As of Thursday, January 28, 2016
NEW YORK—International textile show Première Vision New York hosted its 32nd show in New York, featuring fabrics, trim, leather, manufacturing resources and original artwork at a new venue—Midtown West’s Pier 94.
“The new venue gives us a new opportunity,” said Première Vision International Exhibitions Director Guglielmo Olearo, referencing the show’s two new categories this year: manufacturing and leather.
“We’ve improved a lot, and we’re now able to offer everything from A to Zed for fashion brands,” Olearo said.
At the Jan. 19–20 show, Première Vision saw an 18 percent increase in exhibitors over last year.
One new exhibitor on that list is 22-year-old textile designer Britt Laspina. Not only is this Laspina’s first Première Vision show, it’s her first show ever.
“We might be the exhibitors who have traveled the farthest,” said the Brisbane, Australia–based designer.
Laspina said buyers at the show gravitated most to her hand-drawn materials—pastel flowers woven with creamy pinks and greens. And she thanked social media for her growing client list.
“I have found nearly every single one of my clients on Instagram,” she said of her account, which boasts nearly 13,000 followers.
“I integrate my personality into my work,” Laspina adds. “It helps my clients put a face to the name.”
Another Première Vision first-timer was Portugal-based MTEX Solutions, a digital textile printing company, which displayed the only machine at Première Vision, the MTEX Blue Neo.
“This machine allows you to print on various textiles in one single pass via a heat chamber,” explained MTEX Regional Sales Manager Henry Maya.
The machines quickly and seamlessly print designs onto several types of materials—including polyester, cotton and canvas at a price Maya described as “cost-effective.” An MTEX Blue Neo costs about $70,000.
Maya counts Ralph Lauren as one of MTEX’s biggest clients. The manufacturer uses MTEX for pre- and post-treatment of textiles.
One exhibitor who knows the Première Vision ropes well is 18-year-old French textile company Philea. President Pierre Schmitt said he’s been coming to Première Vision for more than 15 years and has observed some noteworthy changes.
“It’s a new generation of customers,” Schmitt said, “and there are more small businesses than ever.”
While Schmitt said he prefers larger shipping orders, he said that the most important thing is that a customer understands the anatomy of the fabric.
“To design is one thing,” Schmitt said. “To understand the beauty of a garment is another.”

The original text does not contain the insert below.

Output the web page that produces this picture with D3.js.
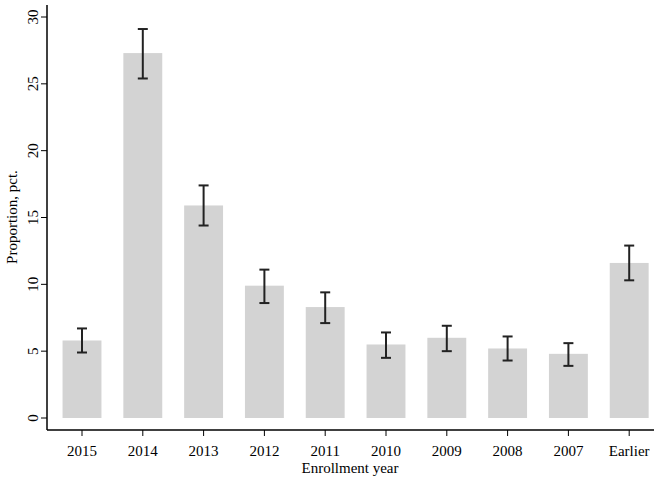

Schmitt noted that deep color intensity is performing well this year, along with faux fur, jackets with satin-back stretch and crêpe satin georgette.
For many attendees, Première Vision New York is an opportunity to preview the colors and trends of Spring/Summer 2017.
“We’re getting good feedback from the designers on the color range,” said Première Vision Deputy Fashion Director Sabine Le Chatelier. “It’s optimistic and energetic.”
Even the carpets at Première Vision were a spring-inspired green, reflecting one of the color range’s “Doping Green” panels.
Le Chatelier hosted a “Trend Tasting” seminar at the show, which also featured an extensive trend forum on the show floor.
“Première Vision is the only existing show with an internal fashion team,” Le Chatelier said, referencing the team of eight responsible for predicting the trends and conveying them to exhibitors and buyers. “We consider Première Vision not only a trade show but a fashion show.”